Roy Oswalt buried Juan Uribe in a 0-2 hole and threw a change-up when searching for a strikeout to begin the sixth inning of a 6-2 loss to Los Angeles at Citizens Bank Park. Uribe had fanned in 25 percent of his 145 at-bats before Tuesday, and Oswalt had recorded 7.4 strikeouts for every nine innings pitched in his 11 seasons.
But Oswalt's pitches have not eluded as many bats as usual in the six starts since his return from the disabled list. Uribe swung at the change-up, left in the zone, and laced a double to the left-field corner. Oswalt drifted off the mound and in one violent motion, snapped his head and body 180 degrees in anger. A simple curse word or scream was not enough to internalize this failure.
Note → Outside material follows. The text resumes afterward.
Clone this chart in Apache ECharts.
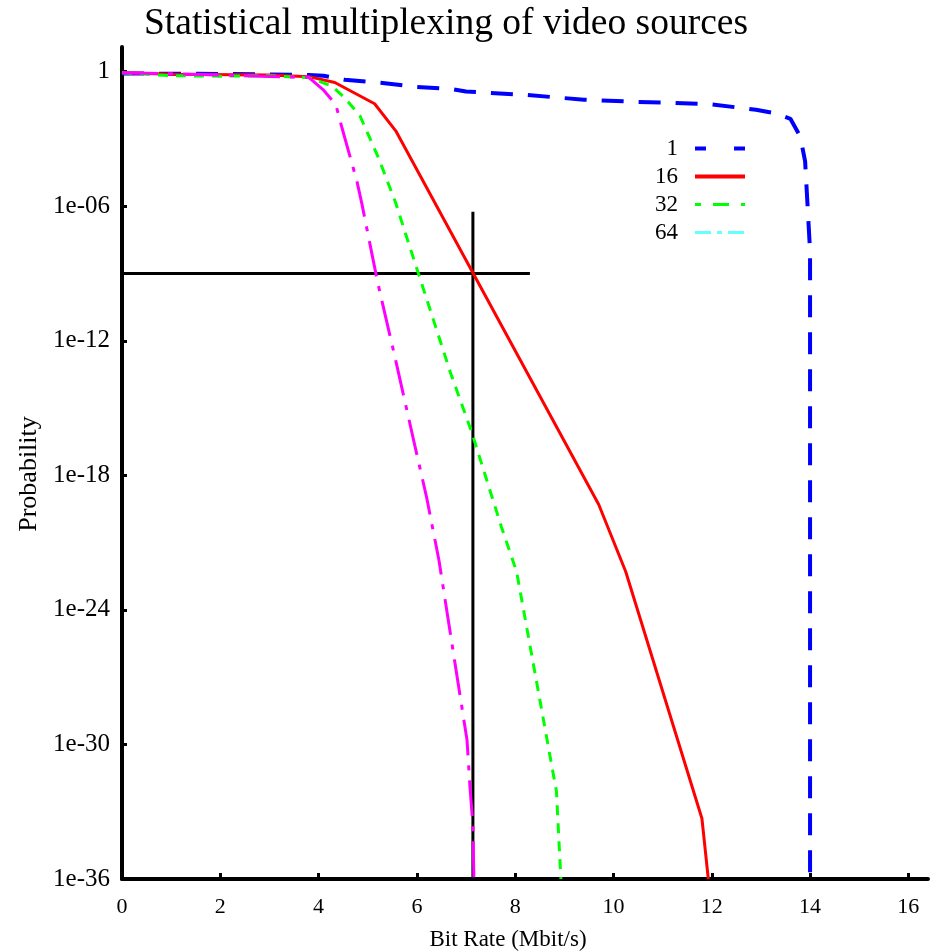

It was but one instance regarding how the Phillies and Oswalt were outdone by an inferior team and a rookie pitcher making his first start. Rubby De La Rosa was not much better than Oswalt, who allowed four runs in six innings, but a feeble Phillies offense neutralized De La Rosa's inability to throw strikes.
The home team had five hits, one for extra bases. In the first six games of June, the Phillies have a grand total of seven extra-base hits, or one for every 29.3 at-bats. The lone such hit Tuesday was a run-scoring triple by Chase Utley in the seventh inning.
Such little pop permitted wildness from De La Rosa, who threw more balls (50) than strikes (46), and yet the Phillies scored just once off the 22-year-old righthander. He walked five in the first two innings, none in the next three innings, and the Phillies stranded seven men on base with him on the mound.
The offensive malfunctions inhabited many forms. In the first inning, De La Rosa walked two, but the Phillies could not hit a ball out of the infield. An inning later, the bases were loaded with no outs. One run scored, only because De La Rosa walked Placido Polanco with two outs to force it home. Before that, Oswalt struck out and Shane Victorino grounded out to the pitcher. After the run scored, Utley flew out to center to ensure no crooked number.
The last out of the third inning was recorded at home plate, when Raul Ibanez was thrown out by Andre Ethier while attempting to score from second on a single to right by Wilson Valdez.
An inept offense was exacerbated by a momentary Oswalt brain cramp. When the Dodgers put runners on first and second to begin the third inning, Ryan Howard played off the bag. (The inning started with a five-pitch walk to the opposing pitcher, De La Rosa, in his first big-league plate appearance.)
Oswalt, thinking the first baseman was in position for a pickoff, spun and threw to no one. The ball careened down the right-field line in foul territory and allowed one run to score and another runner to reach third. Two pitches later, a Casey Blake single increased Los Angeles' lead to 3-1. The Dodgers added another run that inning.
Oswalt's inability to miss bats caught up to him. In six innings, he allowed eight hits and four runs. He struck out one and Dodgers swung and missed at four of his 94 pitches. He has struck out three or fewer batters in sixth straight starts, the longest such streak of his career.
Before the game, Charlie Manuel said there were no longer limitations on his righthander, who went three weeks without starting a game earlier this season.
On this night, Oswalt was hardly the only problem. A group of bats that can only manage singles let a wide-eyed rookie escape and a lackluster June continued.